On 03/06/2015 05:16, Eddilbert Macharia wrote:
On Tuesday, June 2, 2015 at 2:27:31 PM UTC+3, Steven D'Aprano wrote:

Eddilbert, have you programmed in any other languages? It would help you
understand if you have.

Sadly yes i have worked with java, and that is what is causing me so much 
grief.In java objects are instance of a class.pretty simple.

In Python 2:

- everything is an object [the general concept]

- some things, but not all things, are instances of the class
   called "object"


In Python 3:

- everything is an object [the general concept]

- everything is an instance of the class called "object"

I think then in python object and instance of a class are entirely different 
things.

in OOP and python - object is a representation of a real thing, or a concept 
.e.g a person,number and the concept of classes- which is the concept of 
create/representing other objects using a programming language to the machine.

class - This is what is used to create/represent objects in the machine using a 
programming language

class instance - This is the output of the classes this is a representation of 
an object.

I have a lot of trouble with this stuff too, as my ideas are decidedly old-fashioned. (Also I'm developing a language with some OO aspects without ever having used OO!)

But, it is mostly just jargon. If you go back to using 'variable' and 'type', then it becomes a bit easier:

* A variable is an instance of some type.

And, that's pretty much it!

However, modern languages such as Python add a few more twists. So, if a static, compiled language, say, had these kinds of things:

- Module
- Record definition
- Enum type
- Label (for goto)
- Function
- Type

which are normally entities that only the compiler are concerned with, then these can now also be values that can be stored in variables! (One or two such languages might allow pointers to Functions or Labels, but that's about it.)

Exactly what it is about a Module, Record or Function that is stored in the variable is an implementation detail. The important thing is that you can use such as variable at runtime in the same way you might do at compile-time.

Python of course would subsume concepts such as Records or Enums into a class, as it seems to like to unify what it considers to be untidy, separate aspects of a language. Some of us however need things separated out again in order to understand them!

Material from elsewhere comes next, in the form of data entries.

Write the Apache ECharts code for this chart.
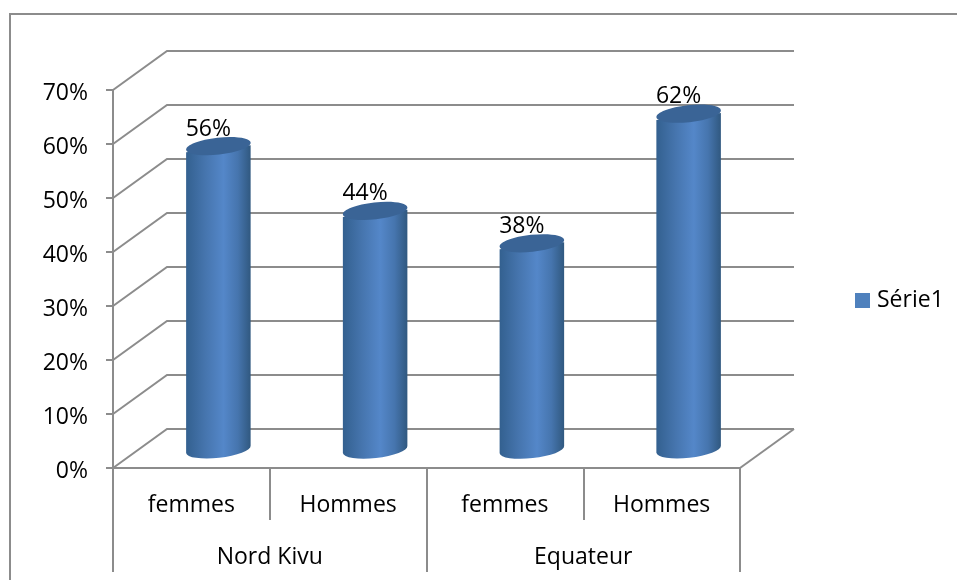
<!DOCTYPE html>
<html>
<head>
<meta charset="utf-8">
<style>
  html, body { margin: 0; padding: 0; background: #fff; }
  #chart { width: 957px; height: 580px; }
</style>
</head>
<body>
<div id="chart"></div>
<script src="https://cdn.jsdelivr.net/npm/echarts@6/dist/echarts.min.js"></script>
<script>
const categories = ['femmes', 'Hommes', 'femmes', 'Hommes']
const groups = ['Nord Kivu', 'Equateur']
const seriesName = 'Série1'
const values = [0.56, 0.44, 0.38, 0.62]
const yTicks = [0, 0.1, 0.2, 0.3, 0.4, 0.5, 0.6, 0.7]

const fontFamily = 'Open Sans'
const fontSize = 23
const lineColor = '#8c8c8c'
const lineWidth = 2
const textColor = '#000'
const depthX = 54
const depthY = -39

const sideGradient = new echarts.graphic.LinearGradient(0, 0, 1, 0, [
  { offset: 0, color: '#33608f' },
  { offset: 0.3, color: '#4675ae' },
  { offset: 0.58, color: '#5487c9' },
  { offset: 0.8, color: '#4675ae' },
  { offset: 1, color: '#30587f' },
])

// one bent line per tick: side wall then back wall
function renderWall(params, api) {
  const sys = params.coordSys
  const y = api.coord([0, api.value(1)])[1]
  return {
    type: 'polyline',
    shape: {
      points: [
        [sys.x, y],
        [sys.x + depthX, y + depthY],
        [sys.x + sys.width + depthX, y + depthY],
      ],
    },
    style: { fill: 'none', stroke: lineColor, lineWidth: lineWidth },
  }
}

function renderFloorEdge(params) {
  const sys = params.coordSys
  const y = sys.y + sys.height
  return {
    type: 'line',
    shape: {
      x1: sys.x + sys.width,
      y1: y,
      x2: sys.x + sys.width + depthX,
      y2: y + depthY,
    },
    style: { stroke: lineColor, lineWidth: lineWidth },
  }
}

function renderCylinder(params, api) {
  const top = api.coord([api.value(0), api.value(1)])
  const base = api.coord([api.value(0), 0])
  const band = api.size([1, 0])[0]
  const rx = band * 0.207
  const ry = 8.5
  const tilt = 0.11
  const cx = top[0] + depthX / 2
  const topY = top[1] + depthY / 2
  const baseY = base[1] + depthY / 2
  const dy = rx * tilt
  const body =
    `M ${cx - rx} ${topY + dy} L ${cx - rx} ${baseY + dy} ` +
    `A ${rx} ${ry} -6.3 0 0 ${cx + rx} ${baseY - dy} ` +
    `L ${cx + rx} ${topY - dy} Z`
  return {
    type: 'group',
    children: [
      {
        type: 'path',
        shape: { pathData: body, layout: 'center', x: cx - rx, y: topY - dy, width: rx * 2, height: baseY - topY + ry + dy * 2 },
        style: { fill: sideGradient },
      },
      {
        type: 'ellipse',
        shape: { cx: 0, cy: 0, rx: rx, ry: ry },
        x: cx,
        y: topY,
        rotation: tilt,
        style: { fill: '#3a6496' },
      },
      {
        type: 'text',
        x: cx - 10,
        y: topY - 17,
        style: {
          text: Math.round(api.value(1) * 100) + '%',
          fontFamily: fontFamily,
          fontSize: fontSize,
          fill: textColor,
          align: 'center',
          verticalAlign: 'middle',
        },
      },
    ],
  }
}

const chart = echarts.init(document.getElementById('chart'), null, { renderer: 'canvas' })

chart.setOption({
  animation: false,
  backgroundColor: '#fff',
  textStyle: { fontFamily: fontFamily },
  grid: { left: 113, right: 217, top: 90, bottom: 112 },
  legend: {
    data: [seriesName],
    left: 850,
    top: 284,
    icon: 'rect',
    itemWidth: 15,
    itemHeight: 15,
    itemGap: 0,
    textStyle: { fontFamily: fontFamily, fontSize: fontSize, color: textColor, padding: [2, 0, 0, 2] },
  },
  graphic: [
    {
      type: 'polyline',
      silent: true,
      z: 0,
      shape: { points: [[10, 580], [10, 14], [957, 14]] },
      style: { fill: 'none', stroke: lineColor, lineWidth: lineWidth },
    },
  ],
  xAxis: [
    {
      type: 'category',
      data: categories,
      position: 'bottom',
      axisLine: { lineStyle: { color: lineColor, width: lineWidth } },
      axisTick: { show: true, alignWithLabel: false, length: 52, lineStyle: { color: lineColor, width: lineWidth } },
      axisLabel: { interval: 0, margin: 26, fontSize: fontSize, color: textColor, fontFamily: fontFamily },
    },
    {
      type: 'category',
      data: groups,
      position: 'bottom',
      axisLine: { show: false },
      axisTick: { show: true, length: 104, lineStyle: { color: lineColor, width: lineWidth } },
      axisLabel: { interval: 0, margin: 78, fontSize: fontSize, color: textColor, fontFamily: fontFamily },
    },
  ],
  yAxis: {
    type: 'value',
    min: 0,
    max: 0.7,
    interval: 0.1,
    axisLine: { show: true, lineStyle: { color: lineColor, width: lineWidth } },
    axisTick: { show: true, length: 7, lineStyle: { color: lineColor, width: lineWidth } },
    splitLine: { show: false },
    axisLabel: {
      margin: 25,
      formatter: value => '{tick|' + Math.round(value * 100) + '%}',
      rich: {
        tick: {
          fontSize: fontSize,
          color: textColor,
          fontFamily: fontFamily,
          padding: [6, 0, 0, 0],
        },
      },
    },
  },
  series: [
    {
      type: 'custom',
      silent: true,
      z: 1,
      renderItem: renderWall,
      encode: { x: 0, y: 1 },
      data: yTicks.map(tick => [0, tick]),
    },
    {
      type: 'custom',
      silent: true,
      z: 1,
      renderItem: renderFloorEdge,
      data: [[0, 0]],
    },
    {
      name: seriesName,
      type: 'custom',
      z: 2,
      itemStyle: { color: '#4f81bd' },
      renderItem: renderCylinder,
      encode: { x: 0, y: 1 },
      data: values.map((value, index) => [index, value]),
    },
  ],
})
</script>
</body>
</html>
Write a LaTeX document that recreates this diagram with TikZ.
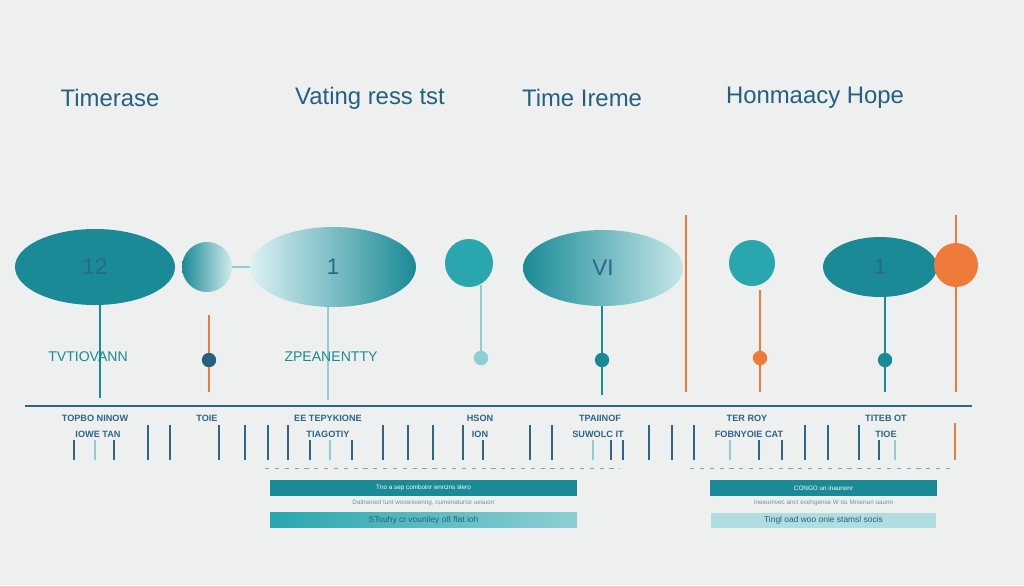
\documentclass[tikz,border=0pt]{standalone}
\usepackage{fontspec}
\setmainfont{Liberation Sans}
\usetikzlibrary{shapes.geometric, calc}

\definecolor{tealdark}{HTML}{1A8A96}
\definecolor{tealmid}{HTML}{2AA6AE}
\definecolor{teallight}{HTML}{8CCFD3}
\definecolor{navy}{HTML}{2D6688}
\definecolor{ink}{HTML}{25607E}
\definecolor{orng}{HTML}{EE7B3A}
\definecolor{bg}{HTML}{EEEFEF}

\begin{document}
\begin{tikzpicture}[x=0.25mm, y=-0.25mm]

    \tikzstyle{title} = [text=ink, font=\fontsize{17}{18}\selectfont];
    \tikzstyle{bigblob} = [draw=none, ellipse, inner sep=0, fill=tealdark, text=navy, font=\fontsize{16}{17}\selectfont];
    \tikzstyle{fadeblob} = [draw=none, ellipse, inner sep=0, left color=teallight!30, right color=tealdark, text=navy, font=\fontsize{16}{17}\selectfont];
    \tikzstyle{dotnode} = [circle, fill=tealdark, inner sep=0, minimum size=3.6mm];
    \tikzstyle{stem} = [tealdark, line width=0.9pt];
    \tikzstyle{ostem} = [orng, line width=0.9pt];
    \tikzstyle{tick} = [navy, line width=1.3pt];
    \tikzstyle{lab} = [text=navy, font=\bfseries\fontsize{6.5}{7}\selectfont, inner sep=0];
    \tikzstyle{bigtag} = [text=tealdark, font=\fontsize{10}{11}\selectfont, inner sep=0];
    \tikzstyle{bartext} = [font=\fontsize{4.5}{5}\selectfont, inner sep=0];

    \fill[bg] (0,0) rectangle (1024,585);
    \useasboundingbox (0,0) rectangle (1024,585);

    % titles
    \node[title] (t1) at (110,98) {Timerase};
    \node[title] (t2) at (370,98) {Vating ress tst};
    \node[title] (t3) at (582,98) {Time Ireme};
    \node[title] (t4) at (815,98) {Honmaacy Hope};

    % blobs
    \node[bigblob, minimum width=40mm, minimum height=19mm] (b1) at (95,267) {12};
    \node[circle, inner sep=0, minimum size=12.5mm, left color=tealdark, right color=teallight!40] (c1) at (207,267) {};
    \node[fadeblob, minimum width=41.5mm, minimum height=20mm] (b2) at (333,267) {1};
    \node[circle, inner sep=0, minimum size=12mm, fill=tealmid] (c2) at (469,263) {};
    \node[fadeblob, minimum width=40mm, minimum height=19mm, right color=teallight!50, left color=tealdark] (b3) at (603,268) {VI};
    \node[circle, inner sep=0, minimum size=11.5mm, fill=tealmid] (c3) at (752,263) {};
    \node[bigblob, minimum width=28.5mm, minimum height=15mm] (b4) at (880,267) {1};
    \node[circle, inner sep=0, minimum size=11mm, fill=orng] (c4) at (956,265) {};
    \draw[teallight, line width=0.8pt] (c1.east) -- (b2.west);

    % stems and dots
    \node[dotnode, fill=ink] (d1) at (209,360) {};
    \node[dotnode, fill=teallight] (d2) at (481,358) {};
    \node[dotnode] (d3) at (602,360) {};
    \node[dotnode, fill=orng] (d4) at (760,358) {};
    \node[dotnode] (d5) at (885,360) {};
    \draw[stem] (100,305) -- (100,398);
    \draw[ostem] (209,315) -- (d1) -- (209,392);
    \draw[stem, teallight] (328,307) -- (328,400);
    \draw[stem, teallight] (481,285) -- (d2);
    \draw[stem] (602,306) -- (d3) -- (602,395);
    \draw[ostem] (760,290) -- (d4) -- (760,392);
    \draw[stem] (885,297) -- (d5) -- (885,392);
    \draw[ostem] (686,215) -- (686,392);
    \draw[ostem] (c4) -- (956,215);
    \draw[ostem] (c4.south) -- (956,392);

    \node[bigtag] (g1) at (88,357) {TVTIOVANN};
    \node[bigtag] (g2) at (331,357) {ZPEANENTTY};

    % axis
    \draw[navy, line width=1.3pt] (25,406) -- (972,406);

    % labels under axis
    \node[lab] (l1) at (95,418) {TOPBO NINOW};
    \node[lab] (l1b) at (98,434) {IOWE TAN};
    \node[lab] (l2) at (207,418) {TOIE};
    \node[lab] (l3) at (328,418) {EE TEPYKIONE};
    \node[lab] (l3b) at (328,434) {TIAGOTIY};
    \node[lab] (l4) at (480,418) {HSON};
    \node[lab] (l4b) at (480,434) {ION};
    \node[lab] (l5) at (600,418) {TPAIINOF};
    \node[lab] (l5b) at (598,434) {SUWOLC IT};
    \node[lab] (l6) at (747,418) {TER ROY};
    \node[lab] (l6b) at (749,434) {FOBNYOIE CAT};
    \node[lab] (l7) at (886,418) {TITEB OT};
    \node[lab] (l7b) at (886,434) {TIOE};

    % ticks
    \foreach \x in {148,170,219,245,268,288,383,408,433,463,530,552,649,672,694,805,828,859}
        \draw[tick] (\x,425) -- (\x,460);
    \foreach \x in {74,114,310,352,483,611,623,759,782,879}
        \draw[tick, line width=1pt] (\x,440) -- (\x,460);
    \foreach \x in {95,330,593,730,895}
        \draw[tick, teallight, line width=0.8pt] (\x,440) -- (\x,460);
    \draw[ostem] (955,423) -- (955,460);

    % dashed guides
    \draw[navy!60, dash pattern=on 3pt off 4pt] (265,468) -- (620,468);
    \draw[navy!60, dash pattern=on 3pt off 4pt] (690,468) -- (955,468);

    % bars
    \node[fill=tealdark, minimum width=76.75mm, minimum height=4mm, bartext, text=white] (r1) at (423.5,488) {Tno a sep comboinr wnrcins slero};
    \node[bartext, text=navy!70] (r1s) at (423.5,503) {Daitnaned tunt woowsvenng, cumenaturce uesuon};
    \node[left color=tealmid, right color=teallight, minimum width=76.75mm, minimum height=3.75mm, bartext, font=\fontsize{6}{7}\selectfont, text=ink] (r2) at (423.5,520) {STouhy cr vouniley o8 flat ioh};
    \node[fill=tealdark, minimum width=56.75mm, minimum height=4mm, bartext, text=white] (r3) at (823.5,488) {CONGO un inaunonr};
    \node[bartext, text=navy!70] (r3s) at (823.5,503) {Ineeumvec anct ecehgense W ou Mnienan uaunn};
    \node[fill=teallight!70, minimum width=56.25mm, minimum height=3.75mm, bartext, font=\fontsize{6}{7}\selectfont, text=ink] (r4) at (823.5,520) {Tingl oad woo onie stamsl socis};

\end{tikzpicture}
\end{document}
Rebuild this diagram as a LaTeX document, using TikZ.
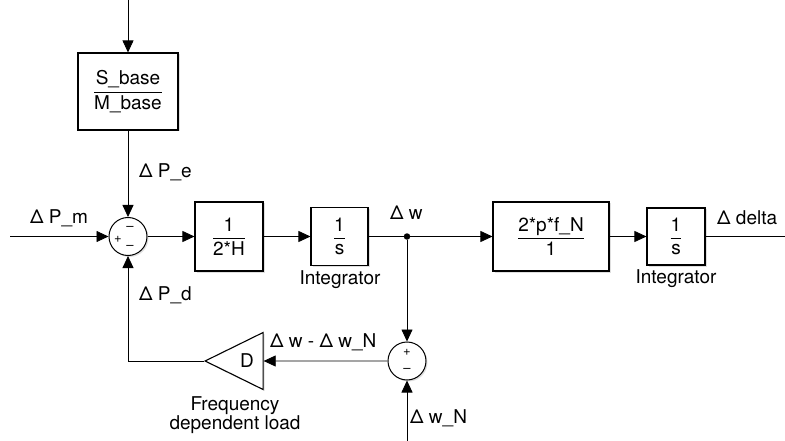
\documentclass[tikz,border=0pt]{standalone}
\usepackage{amsmath}
\usepackage{fontspec}
\setmainfont{TeX Gyre Heros}
\usetikzlibrary{arrows.meta,shapes.geometric,shadows}
\newcommand{\blkfrac}[2]{$\genfrac{}{}{0.9pt}{0}{\text{#1}}{\text{#2}}$}

\begin{document}
\begin{tikzpicture}[x=1pt, y=-1pt, every node/.style={font=\fontsize{19}{19}\selectfont}, >={Triangle[length=12pt, width=11pt]}, wire/.style={line width=0.8pt}, blk/.style={draw, line width=1.1pt, fill=white, inner sep=0pt, drop shadow={opacity=0.25, shadow xshift=1.5pt, shadow yshift=-1.5pt}}, sumc/.style={draw, circle, line width=1pt, fill=white, minimum size=38pt, inner sep=0pt, drop shadow={opacity=0.25, shadow xshift=1.5pt, shadow yshift=-1.5pt}}, gain/.style={draw, isosceles triangle, isosceles triangle stretches, shape border rotate=180, line width=1.1pt, fill=white, minimum width=57pt, minimum height=58pt, inner sep=0pt, drop shadow={opacity=0.25, shadow xshift=1.5pt, shadow yshift=-1.5pt}}, sgn/.style={font=\fontsize{13}{13}\selectfont, inner sep=0pt}, lbl/.style={anchor=west, inner sep=0pt}, dot/.style={circle, fill, minimum size=6.5pt, inner sep=0pt}]
	\useasboundingbox (0,0) rectangle (785,441);
	\coordinate (top) at (128,0);
	\coordinate (in) at (10,236.5);
	\coordinate (out) at (785,236.5);
	\coordinate (wn) at (407,441);
	\node[blk, minimum width=100pt, minimum height=77pt] (base) at (128,91.5) {\blkfrac{S\_base}{M\_base}};
	\node[sumc] (sumP) at (128,236.5) {};
	\node[sgn] (sPa) at (118,239) {+};
	\node[sgn] (sPb) at (130,228) {--};
	\node[sgn] (sPc) at (130,247) {--};
	\node[blk, minimum width=68pt, minimum height=69pt] (invH) at (229,236.5) {\blkfrac{1}{2*H}};
	\node[blk, minimum width=57pt, minimum height=58pt] (int1) at (339.5,236.5) {\blkfrac{1}{s}};
	\node[dot] (jw) at (407,236.5) {};
	\node[blk, minimum width=116pt, minimum height=69pt] (gainN) at (551,236.5) {\blkfrac{2*p*f\_N}{1}};
	\node[blk, minimum width=58pt, minimum height=57pt] (int2) at (676,236.5) {\blkfrac{1}{s}};
	\node[sumc] (sumW) at (407,361) {};
	\node[sgn] (sWa) at (407,352) {+};
	\node[sgn] (sWb) at (407,370) {--};
	\node[gain] (D) at (247,361) {D};
	% labels
	\node[lbl] (lPe) at (139,172) {Δ P\_e};
	\node[lbl] (lPm) at (30,218) {Δ P\_m};
	\node[lbl] (lPd) at (139,295) {Δ P\_d};
	\node[lbl] (lw) at (390,213) {Δ w};
	\node[lbl] (ldelta) at (717,218) {Δ delta};
	\node[lbl] (ldw) at (270,342) {Δ w - Δ w\_N};
	\node[lbl] (lwN) at (410,418) {Δ w\_N};
	\node (lint1) at (340,280) {Integrator};
	\node (lint2) at (676,279) {Integrator};
	\node[align=center] (lFd) at (235,415) {Frequency\\dependent load};
	% connectors
	\draw[->, wire] (top) -- (base);
	\draw[->, wire] (base) -- (sumP);
	\draw[->, wire] (in) -- (sumP);
	\draw[->, wire] (sumP) -- (invH);
	\draw[->, wire] (invH) -- (int1);
	\draw[wire] (int1) -- (jw);
	\draw[->, wire] (jw) -- (gainN);
	\draw[->, wire] (gainN) -- (int2);
	\draw[wire] (int2) -- (out);
	\draw[->, wire] (jw) -- (sumW);
	\draw[->, wire] (wn) -- (sumW);
	\draw[->, wire] (sumW) -- (D);
	\draw[->, wire] (D.apex) -| (sumP);
\end{tikzpicture}
\end{document}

(This is a set of codes I'm using in a current compiler project, for a new language. Each denotes a separate kind of identifier in the input source:

        nullid = 0
        programid = 1
        moduleid = 2
        extmoduleid = 3
        classid = 4
        procid = 5
        staticid = 6
        constid = 7
        fieldid = 8
        genfieldid = 9
        enumid = 10
        paramid = 11
        frameid = 12
        varid = 13      # ?
        labelid = 14
        blockid = 15
        attribid = 16
        aliasid = 17

The language requires that each identifier is resolved at compile-time to one of the above. This makes it rather less dynamic than Python, where the bytecode compiler, as far as I know, only resolves a name as either global or local (and perhaps attribute, but I'm not an expert on its workings).

(The 'varid' code was for a unresolved top-level name, which I will probably remove as that was added when I'd intended to emulate Python more. But that was too much work (and too many speed-ups were no longer trivial). Some codes such as 'nullid' and 'programid' are only used internally.

'genfield' is a field (attribute) that can't be resolved, but the possibilities have been reduced to a small, finite set which is resolved at load-time (in Python, the attribute could be anything, and you don't even know at runtime what it might be until you actually use the attribute.)

In this list, then 'static', 'frame', and 'param' denote what I'd call variables. A variable, at runtime, contains a value of a certain type (another list of codes). One of those types however is a Symbol: just a reference (a symbol table index) to a resolved name in the source code.

Just a different approach to things. But since the ultimate aim is to be able to write programs, not so different.)